Poyrazın Yorganı Altında

Bizler denizi görmeden yaşayamayız.

Kokusunu duyacağız, kenarında dolaşacağız,

balığa çıkacağız, çıkmazsak kıyısında balık tutacağız,

yüzeceğiz ve hatta mendirekte ortasına kadar gideceğiz.

Deniz özgürlük demek bizim için.

Önümüzde dağlar tepeler olunca, hapsedilmiş hissederiz kendimizi.

Ufkunda deniz olunca başka olur yaşam ,özgürce.

Nostaljiye gireceğim mecburen, yaşanmışlıklar yaşanacaklardan fazla.

Sahilin eski halini bir özledim, bir özledim.

Yazsak kitap olur da, biz kıyısında çekirdek çitleyelim savurarak.

Kısa pantolonun yakıştığı dönemlerde, ( bermuda pantolonu karıştırmayalım)
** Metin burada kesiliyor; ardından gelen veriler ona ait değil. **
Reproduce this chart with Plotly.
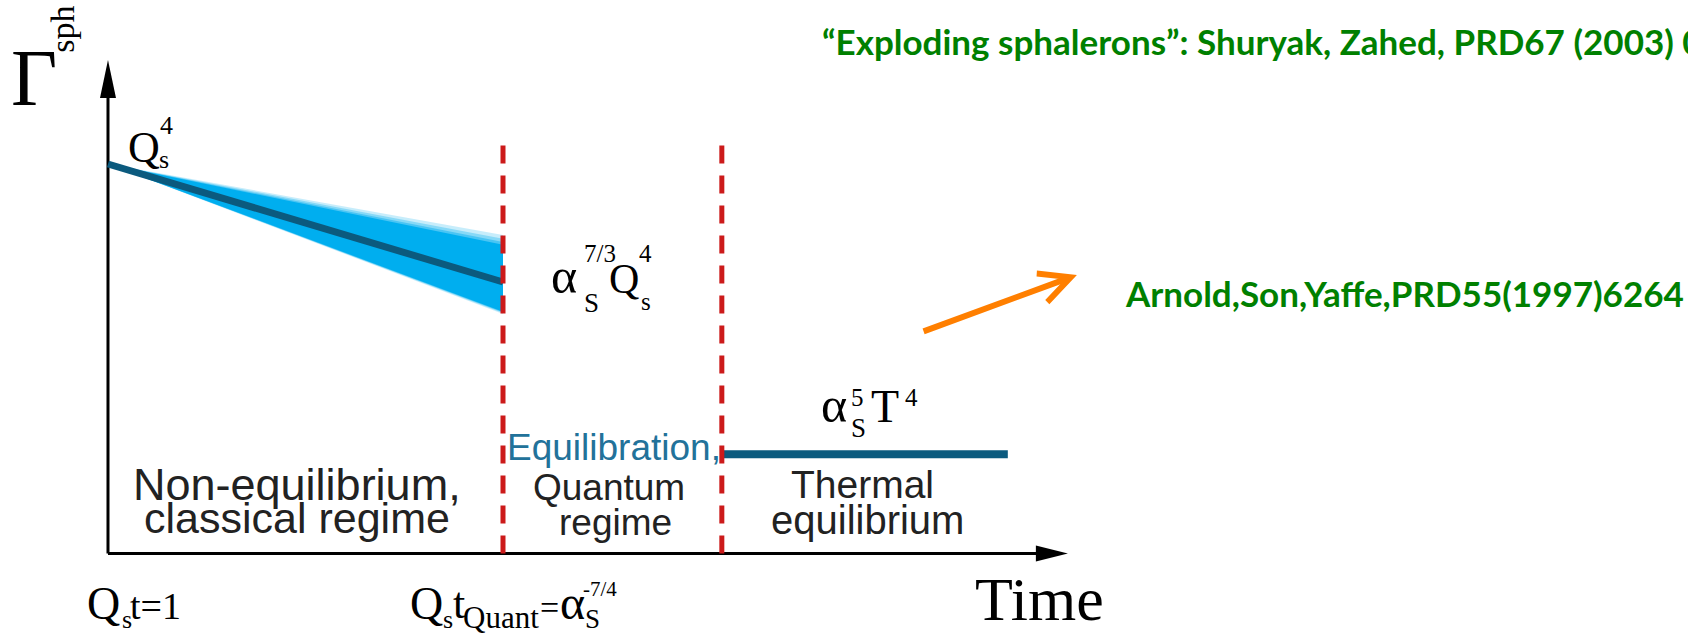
import plotly.graph_objects as go

# ---- data (time in units of t_Quant, rate in units of Q_s^4) ----
regime_bounds = [1.0, 1.554]          # t_Quant and onset of thermal equilibrium
classical_t = [0.0, 1.0]
classical_rate = [1.0, 0.697]         # central estimate of Gamma_sph
classical_upper = [1.0, 0.818]
classical_lower = [1.0, 0.615]
thermal_t = [1.554, 2.278]
thermal_rate = [0.255, 0.255]
axis_t_max = 2.43
axis_rate_max = 1.267
boundary_rate_max = 1.054

region_lines = [
    # (time, baseline rate, text, size, colour)
    (0.479, 0.137, "Non-equilibrium,", 45, "#222222"),
    (0.478, 0.052, "classical regime", 43, "#222222"),
    (1.280, 0.240, "Equilibration,", 37, "#22729A"),
    (1.268, 0.135, "Quantum", 37, "#222222"),
    (1.284, 0.046, "regime", 37, "#222222"),
    (1.910, 0.143, "Thermal", 39, "#222222"),
    (1.924, 0.049, "equilibrium", 40, "#222222"),
]

citation_top = "“Exploding sphalerons”: Shuryak, Zahed, PRD67 (2003) 0"
citation_thermal = "Arnold,Son,Yaffe,PRD55(1997)6264"

W, H = 1688, 634
SERIF = "Liberation Serif"
SANS = "Liberation Sans"
BAND = (0, 174, 239)
DARK = "#0B5A7E"
RED = "#CC1A1A"
GREEN = "#008000"

fig = go.Figure()

# uncertainty band of the classical regime, softened towards its edges
fade_top = [1.0, 0.92, 0.85, 0.79]
fade_bot = [1.0, 0.97, 0.95, 0.93]
alphas = [0.22, 0.32, 0.45, 1.0]
for ft, fb, a in zip(fade_top, fade_bot, alphas):
    up = [c + (u - c) * ft for c, u in zip(classical_rate, classical_upper)]
    lo = [c + (l - c) * fb for c, l in zip(classical_rate, classical_lower)]
    fig.add_trace(go.Scatter(
        x=classical_t + classical_t[::-1], y=up + lo[::-1],
        mode="lines", fill="toself",
        fillcolor=f"rgba({BAND[0]},{BAND[1]},{BAND[2]},{a})",
        line=dict(width=0), hoverinfo="skip", showlegend=False))

# central classical rate
fig.add_trace(go.Scatter(x=classical_t, y=classical_rate, mode="lines",
                         line=dict(color=DARK, width=7), showlegend=False))

# thermal plateau
fig.add_trace(go.Scatter(x=thermal_t, y=thermal_rate, mode="lines",
                         line=dict(color=DARK, width=8), showlegend=False))

# regime boundaries
for tb in regime_bounds:
    fig.add_trace(go.Scatter(x=[tb, tb], y=[0, boundary_rate_max], mode="lines",
                             line=dict(color=RED, width=5, dash="18px,12px"),
                             showlegend=False))

shapes = [
    dict(type="line", xref="x", yref="y", x0=0, y0=0, x1=0, y1=axis_rate_max - 0.05,
         line=dict(color="black", width=3), layer="below"),
    dict(type="line", xref="x", yref="y", x0=0, y0=0, x1=axis_t_max - 0.05, y1=0,
         line=dict(color="black", width=3), layer="below"),
    dict(type="path", xref="x", yref="y", xsizemode="pixel", ysizemode="pixel",
         xanchor=0, yanchor=axis_rate_max, path="M0,0 L-8,-38 L8,-38 Z",
         fillcolor="black", line=dict(width=0)),
    dict(type="path", xref="x", yref="y", xsizemode="pixel", ysizemode="pixel",
         xanchor=axis_t_max, yanchor=0, path="M0,0 L-32,8 L-32,-8 Z",
         fillcolor="black", line=dict(width=0)),
]


def text(t, rate, s, size, family=SERIF, color="black", anchor="left", ratio=0.34, **kw):
    fig.add_annotation(x=t, y=rate, xref="x", yref="y", text=s, showarrow=False,
                       font=dict(family=family, size=size, color=color),
                       xanchor=anchor, yanchor="middle", yshift=ratio * size,
                       borderpad=0, **kw)


# axis title Gamma_sph
text(-0.188, 1.150, "Γ", 80, anchor="center")
fig.add_annotation(x=-0.116, y=1.345, xref="x", yref="y", text="sph", showarrow=False,
                   font=dict(family=SERIF, size=34, color="black"), textangle=-90,
                   xanchor="center", yanchor="middle", borderpad=0)

# Q_s^4 at the start
text(0.048, 1.005, "Q", 44)
text(0.127, 0.990, "s", 26)
text(0.129, 1.076, "4", 26)

# alpha_S^{7/3} Q_s^4
text(1.119, 0.669, "α", 50)
text(1.203, 0.748, "7/3", 25)
text(1.203, 0.620, "S", 27)
text(1.266, 0.669, "Q", 42)
text(1.342, 0.748, "4", 25)
text(1.348, 0.625, "s", 25)

# alpha_S^5 T^4
text(1.803, 0.338, "α", 50)
text(1.878, 0.379, "5", 25)
text(1.878, 0.299, "S", 27)
text(1.929, 0.338, "T", 46)
text(2.015, 0.379, "4", 25)

# time labels
text(-0.0557, -0.168, "Q", 46)
text(0.032, -0.191, "s", 26)
text(0.052, -0.168, "t=1", 38)

text(0.762, -0.168, "Q", 46)
text(0.846, -0.191, "s", 26)
text(0.870, -0.168, "t", 44)
text(0.896, -0.191, "Quant", 31)
text(1.091, -0.168, "=", 34)
text(1.142, -0.168, "α", 48)
text(1.200, -0.109, "-7/4", 21)
text(1.204, -0.191, "S", 27)

text(2.192, -0.170, "Time", 62)

# regime descriptions
for t, r, s, size, col in region_lines:
    text(t, r, s, size, family=SANS, color=col, anchor="center", ratio=0.35)

# citations
text(1.805, 1.282, f"<b>{citation_top}</b>", 35, family="Lato", color=GREEN, ratio=0.39)
text(2.572, 0.633, f"<b>{citation_thermal}</b>", 35, family="Lato", color=GREEN, ratio=0.39)

fig.add_annotation(x=2.453, y=0.715, ax=2.061, ay=0.569, xref="x", yref="y",
                   axref="x", ayref="y", text="", showarrow=True, arrowhead=5,
                   arrowsize=1, arrowwidth=6, arrowcolor="#FF7F00")

fig.update_layout(
    width=W, height=H, autosize=False,
    margin=dict(l=0, r=0, t=0, b=0),
    paper_bgcolor="white", plot_bgcolor="white",
    xaxis=dict(range=[-0.2734, 4.0], visible=False, fixedrange=True),
    yaxis=dict(range=[-0.2067, 1.4211], visible=False, fixedrange=True),
    shapes=shapes, showlegend=False,
)

fig.write_html("out.html")
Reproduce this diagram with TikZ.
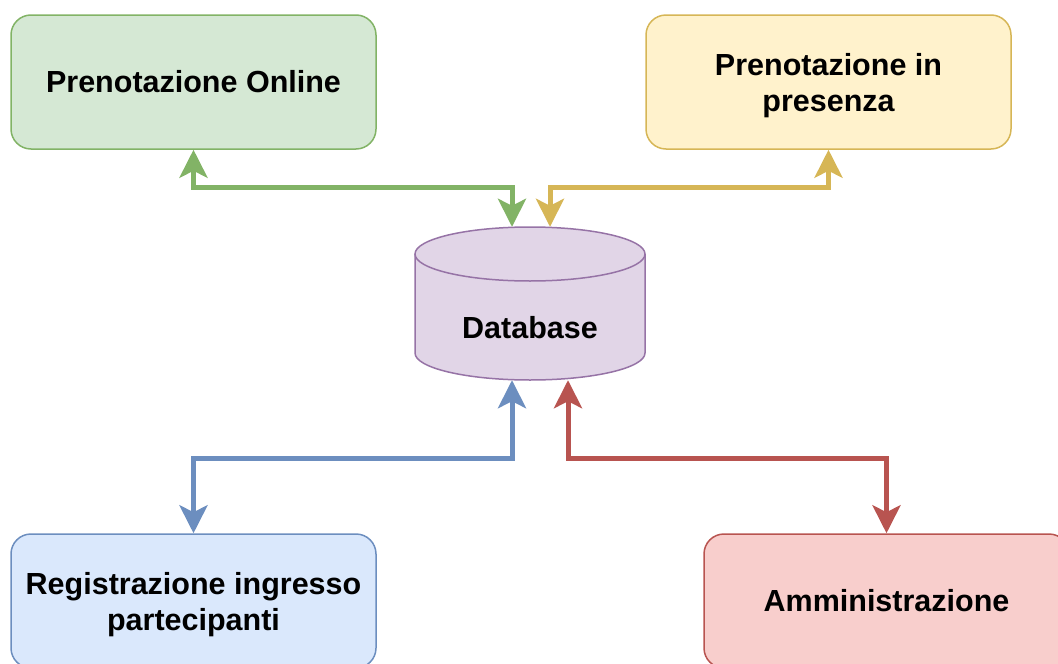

denizin şimdiki kadar bizden uzakta olmadığı,

çay bahçelerinin önündeki demir parmaklıklara sandalların bağlandığı,

Şehir Kulübü’nün direkler üzerinde durduğu, altına sandalların saklandığı,

akşam üzeri sandal sefalarının yapıldığı,

İzmir Treni’nin iskele binasına kadar geldiği,

palamutun çifter çifter kuyruklarından iple bağlanıp satıldığı,

Cumhuriyet Meydanı’ndan koca koca çınarların, çam ağaçlarının katledilmediği,

hamamın göbek taşı gibi, üstelik de Çin’den gelen mermer bozuntularının döşenmediği,

meydanın paket taşı döşeli olduğu,

meydana bakan dükkanların alana tecavüz etmediği,

pazartesi sabahı bayrak çekme,

cuma akşamı bayrak indirme törenlerinin belediye bandosu eşliğinde yapıldığı,

milli bayramların sıcak, samimi bir şekilde meydanda kutlandığı,

şehir esnafının, ziraatçinin, askerlerin, avcıların ve sivil toplum kuruluşlarının resmi geçit yaptığı,

özel günlerde Atatürk heykeline çelenk koymak için kaymakamdan izin alınmadığı,

sonrasında bir sürü sivil polisin arasında üç beş kişinin çelenk koymasında kameralara kaydedilmediği,

herkesin birbirini sevip, şüphelenmediği, hatta koruduğu,

yardımlaşmanın en üst seviyede olup herkesin diğerine selam verdiği,

Livatya’ya faytonların çalıştığı ve Belediye ya da Özcan’ın plajında denize girildiği,

gece yapılan fener alayına halkın katıldığı,

okulların bando takımının iştirak ettiği bayram akşamlarının yaşandığı,

ahşap masaların üzerinde mermer olduğu,tahta sandalyeli,

zemini toprak olan çay bahçelerinin toz kalkmasın diye sık sık ıslandığı,

ön sıralarda aile, arka sıralarda bekarlar bölümlerinin olduğu,

genç kızların ve genç erkeklerin belki de birbirini ilk kez burada görüp yuva kurduğu,

oğlan annelerinin gelin seçtiği,

kız annelerinin gururla çayını kahvesini içtiği,

limon ,ayran, vişne suyunun pakete girmeyip elde yapılıp,satıldığı,

koskoca metal ışıklandırma direklerinin meydanın kalbine saplanmadığı,

yazlık ve kışlık sinemaların olduğu,

sabah, gün ışırken,el ayak yeni yeni hareketlenmeye başladığı zamanlarda,

çay bahçelerinin önünden iki basamak inerek,

bir önceki akşamdan söyleşilip, anlaşılan ve üzerinde numara yazılı olan sandalın ipini çözüp,

balığa çıkardık……………………………………

24-02-2016 – BANDIRMA

KARTPOSTAL/ 2
Sarıkanat İstavrit
Balığa çıkardık dedim ya dün,

evet balığa çıkardık.

Ama ne balık, sandal dolar taşardı desem de,

biraz abartı olur ama sandalın livarı dolardı.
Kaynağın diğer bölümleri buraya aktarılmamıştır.